++++ Given information

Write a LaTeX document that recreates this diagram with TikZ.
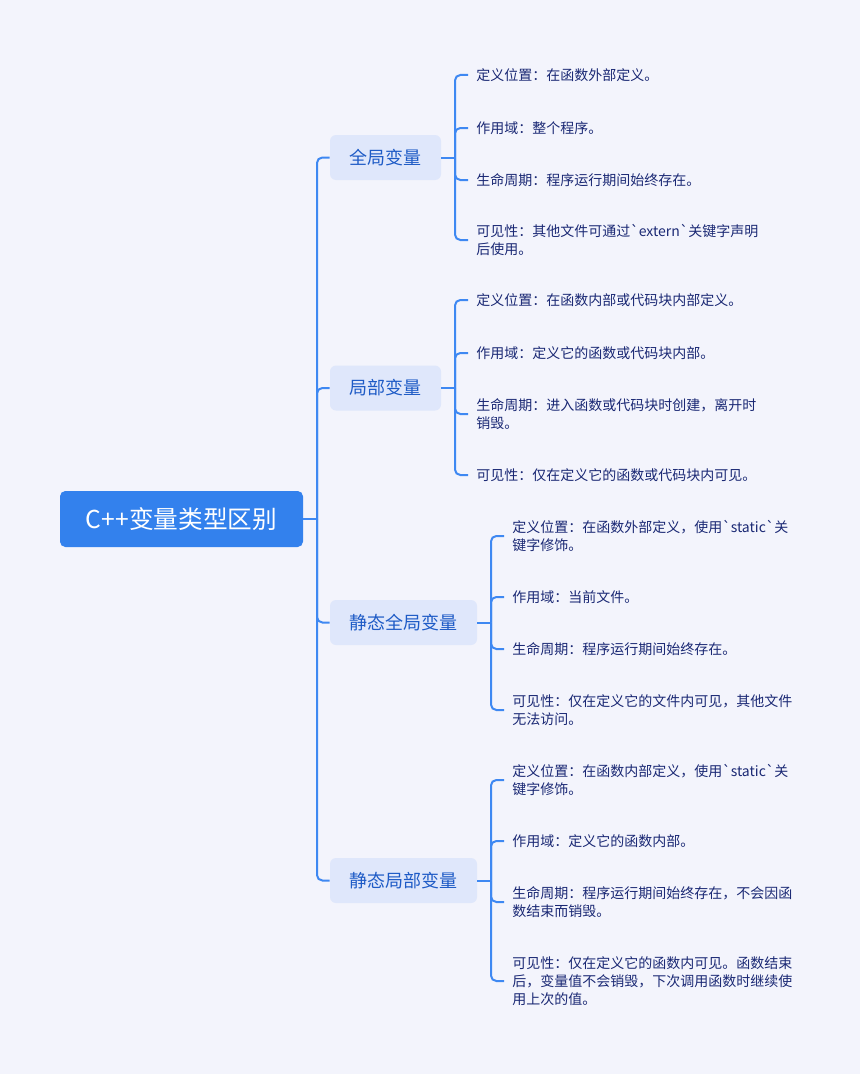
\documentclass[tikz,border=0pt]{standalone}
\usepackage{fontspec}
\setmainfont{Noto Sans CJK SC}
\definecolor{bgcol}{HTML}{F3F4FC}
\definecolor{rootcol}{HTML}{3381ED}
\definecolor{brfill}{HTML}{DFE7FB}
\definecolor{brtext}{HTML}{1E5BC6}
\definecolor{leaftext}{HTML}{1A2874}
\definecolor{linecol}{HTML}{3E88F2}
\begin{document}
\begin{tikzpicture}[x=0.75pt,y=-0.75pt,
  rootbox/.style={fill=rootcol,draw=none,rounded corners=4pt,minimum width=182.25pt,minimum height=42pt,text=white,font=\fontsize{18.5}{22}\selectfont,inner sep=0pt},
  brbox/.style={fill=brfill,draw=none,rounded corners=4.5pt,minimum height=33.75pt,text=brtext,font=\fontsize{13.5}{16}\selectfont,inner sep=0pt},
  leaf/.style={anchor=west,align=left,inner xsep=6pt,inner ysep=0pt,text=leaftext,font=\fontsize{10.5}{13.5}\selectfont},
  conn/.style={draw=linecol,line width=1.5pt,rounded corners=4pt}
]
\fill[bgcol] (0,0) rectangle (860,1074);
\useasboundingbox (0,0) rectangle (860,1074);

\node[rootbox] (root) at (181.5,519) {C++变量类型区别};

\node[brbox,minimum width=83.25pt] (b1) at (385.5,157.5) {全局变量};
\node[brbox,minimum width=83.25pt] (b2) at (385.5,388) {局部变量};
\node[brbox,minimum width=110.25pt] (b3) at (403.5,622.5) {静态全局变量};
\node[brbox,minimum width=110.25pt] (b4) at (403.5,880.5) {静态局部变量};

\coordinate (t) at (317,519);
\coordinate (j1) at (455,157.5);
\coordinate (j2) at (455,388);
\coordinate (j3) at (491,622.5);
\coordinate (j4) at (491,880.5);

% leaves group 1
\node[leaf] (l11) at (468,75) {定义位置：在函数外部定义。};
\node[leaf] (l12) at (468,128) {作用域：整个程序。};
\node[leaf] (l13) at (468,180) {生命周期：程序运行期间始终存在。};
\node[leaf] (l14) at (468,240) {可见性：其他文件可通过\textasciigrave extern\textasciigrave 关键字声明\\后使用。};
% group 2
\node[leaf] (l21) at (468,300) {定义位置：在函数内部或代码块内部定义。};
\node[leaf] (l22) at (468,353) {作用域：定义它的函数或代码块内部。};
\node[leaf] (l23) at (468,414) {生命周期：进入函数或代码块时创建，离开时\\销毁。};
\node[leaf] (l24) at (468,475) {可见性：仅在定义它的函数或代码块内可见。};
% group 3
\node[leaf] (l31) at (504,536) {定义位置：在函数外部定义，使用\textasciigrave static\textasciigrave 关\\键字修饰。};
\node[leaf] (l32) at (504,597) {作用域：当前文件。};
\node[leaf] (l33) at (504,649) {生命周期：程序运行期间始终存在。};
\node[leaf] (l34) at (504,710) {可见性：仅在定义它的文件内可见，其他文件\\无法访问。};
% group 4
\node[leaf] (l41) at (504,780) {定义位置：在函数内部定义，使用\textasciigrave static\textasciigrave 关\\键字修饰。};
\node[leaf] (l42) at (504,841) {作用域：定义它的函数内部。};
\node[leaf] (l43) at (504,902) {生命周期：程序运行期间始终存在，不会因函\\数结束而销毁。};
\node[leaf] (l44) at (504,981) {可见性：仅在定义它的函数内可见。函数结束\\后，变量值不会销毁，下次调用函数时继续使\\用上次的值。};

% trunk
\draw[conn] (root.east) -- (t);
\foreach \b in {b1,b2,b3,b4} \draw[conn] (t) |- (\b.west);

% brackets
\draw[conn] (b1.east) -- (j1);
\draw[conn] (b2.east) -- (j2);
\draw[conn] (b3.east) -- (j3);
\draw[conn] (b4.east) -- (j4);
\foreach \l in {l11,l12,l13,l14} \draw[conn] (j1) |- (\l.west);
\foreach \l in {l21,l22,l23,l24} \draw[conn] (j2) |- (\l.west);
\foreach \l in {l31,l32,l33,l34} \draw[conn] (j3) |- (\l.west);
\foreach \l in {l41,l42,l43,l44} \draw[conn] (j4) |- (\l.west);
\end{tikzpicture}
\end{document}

++++++++

• _Exercise_
Your task is to reproduce all of the material exactly. The pictures stay out.

• _Task solution_
Write a LaTeX document that recreates this diagram with TikZ.
\documentclass[tikz,border=0pt]{standalone}
\usepackage{fontspec}
\setmainfont{Noto Sans CJK SC}
\definecolor{bgcol}{HTML}{F3F4FC}
\definecolor{rootcol}{HTML}{3381ED}
\definecolor{brfill}{HTML}{DFE7FB}
\definecolor{brtext}{HTML}{1E5BC6}
\definecolor{leaftext}{HTML}{1A2874}
\definecolor{linecol}{HTML}{3E88F2}
\begin{document}
\begin{tikzpicture}[x=0.75pt,y=-0.75pt,
  rootbox/.style={fill=rootcol,draw=none,rounded corners=4pt,minimum width=182.25pt,minimum height=42pt,text=white,font=\fontsize{18.5}{22}\selectfont,inner sep=0pt},
  brbox/.style={fill=brfill,draw=none,rounded corners=4.5pt,minimum height=33.75pt,text=brtext,font=\fontsize{13.5}{16}\selectfont,inner sep=0pt},
  leaf/.style={anchor=west,align=left,inner xsep=6pt,inner ysep=0pt,text=leaftext,font=\fontsize{10.5}{13.5}\selectfont},
  conn/.style={draw=linecol,line width=1.5pt,rounded corners=4pt}
]
\fill[bgcol] (0,0) rectangle (860,1074);
\useasboundingbox (0,0) rectangle (860,1074);

\node[rootbox] (root) at (181.5,519) {C++变量类型区别};

\node[brbox,minimum width=83.25pt] (b1) at (385.5,157.5) {全局变量};
\node[brbox,minimum width=83.25pt] (b2) at (385.5,388) {局部变量};
\node[brbox,minimum width=110.25pt] (b3) at (403.5,622.5) {静态全局变量};
\node[brbox,minimum width=110.25pt] (b4) at (403.5,880.5) {静态局部变量};

\coordinate (t) at (317,519);
\coordinate (j1) at (455,157.5);
\coordinate (j2) at (455,388);
\coordinate (j3) at (491,622.5);
\coordinate (j4) at (491,880.5);

% leaves group 1
\node[leaf] (l11) at (468,75) {定义位置：在函数外部定义。};
\node[leaf] (l12) at (468,128) {作用域：整个程序。};
\node[leaf] (l13) at (468,180) {生命周期：程序运行期间始终存在。};
\node[leaf] (l14) at (468,240) {可见性：其他文件可通过\textasciigrave extern\textasciigrave 关键字声明\\后使用。};
% group 2
\node[leaf] (l21) at (468,300) {定义位置：在函数内部或代码块内部定义。};
\node[leaf] (l22) at (468,353) {作用域：定义它的函数或代码块内部。};
\node[leaf] (l23) at (468,414) {生命周期：进入函数或代码块时创建，离开时\\销毁。};
\node[leaf] (l24) at (468,475) {可见性：仅在定义它的函数或代码块内可见。};
% group 3
\node[leaf] (l31) at (504,536) {定义位置：在函数外部定义，使用\textasciigrave static\textasciigrave 关\\键字修饰。};
\node[leaf] (l32) at (504,597) {作用域：当前文件。};
\node[leaf] (l33) at (504,649) {生命周期：程序运行期间始终存在。};
\node[leaf] (l34) at (504,710) {可见性：仅在定义它的文件内可见，其他文件\\无法访问。};
% group 4
\node[leaf] (l41) at (504,780) {定义位置：在函数内部定义，使用\textasciigrave static\textasciigrave 关\\键字修饰。};
\node[leaf] (l42) at (504,841) {作用域：定义它的函数内部。};
\node[leaf] (l43) at (504,902) {生命周期：程序运行期间始终存在，不会因函\\数结束而销毁。};
\node[leaf] (l44) at (504,981) {可见性：仅在定义它的函数内可见。函数结束\\后，变量值不会销毁，下次调用函数时继续使\\用上次的值。};

% trunk
\draw[conn] (root.east) -- (t);
\foreach \b in {b1,b2,b3,b4} \draw[conn] (t) |- (\b.west);

% brackets
\draw[conn] (b1.east) -- (j1);
\draw[conn] (b2.east) -- (j2);
\draw[conn] (b3.east) -- (j3);
\draw[conn] (b4.east) -- (j4);
\foreach \l in {l11,l12,l13,l14} \draw[conn] (j1) |- (\l.west);
\foreach \l in {l21,l22,l23,l24} \draw[conn] (j2) |- (\l.west);
\foreach \l in {l31,l32,l33,l34} \draw[conn] (j3) |- (\l.west);
\foreach \l in {l41,l42,l43,l44} \draw[conn] (j4) |- (\l.west);
\end{tikzpicture}
\end{document}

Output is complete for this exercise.